First Ever Computer Virus

I have regularly worked with Windows computers since 1990 when my family was given an IBM PC Model 5150. I had never gotten a virus, ever, until last night.

I got this email with a ZIP file. I knew it was a virus, but I opened the ZIP file anyway. (Simply opening the ZIP file typically will not give you a virus; you have to open a file in the ZIP to get it.) Inside the ZIP was one file that appeared to be named something.txt. Before I double-clicked on it I should have immediately noticed all the space after the .txt in the filename. It turns out that the file was named something.txt___________________________.pif (where _ is a space). There were so many spaces that you can’t see the .pif on the end unless you went to Details view.
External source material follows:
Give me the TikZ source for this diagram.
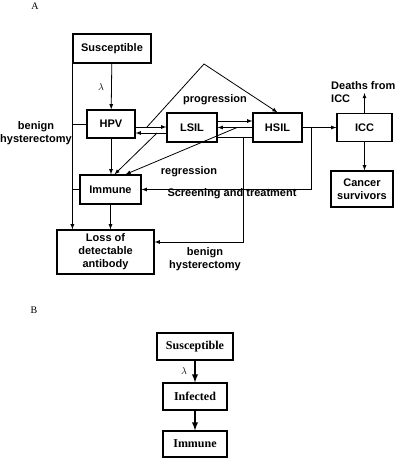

By doing that I got the W32/Netsky.p@MM and W32/Netsky.ad@MM virus.

I didn’t realize I had a virus until my wife checked her email. She got a message from a friend with a virus payload. Knowing how those viruses work, I immediately checked the headers and did a nslookup on the originating IP (as reported by our ISP’s SMTP server). It was a SWBell.net DSL IP address! I logged in my router and found that it’s my DSL address!

My Windows XP box is fully patched with all latest Windows Updates and Office Updates. The one thing I was lacking was the virus software. I had to redo my computer due to a hardware failure about two weeks ago, and I neglected to reinstall my virus scanner. It’s on now, and it caught the virus very quickly.

I hate the way virus scanners slow down your system, but now I definitely see why they are a necessary evil.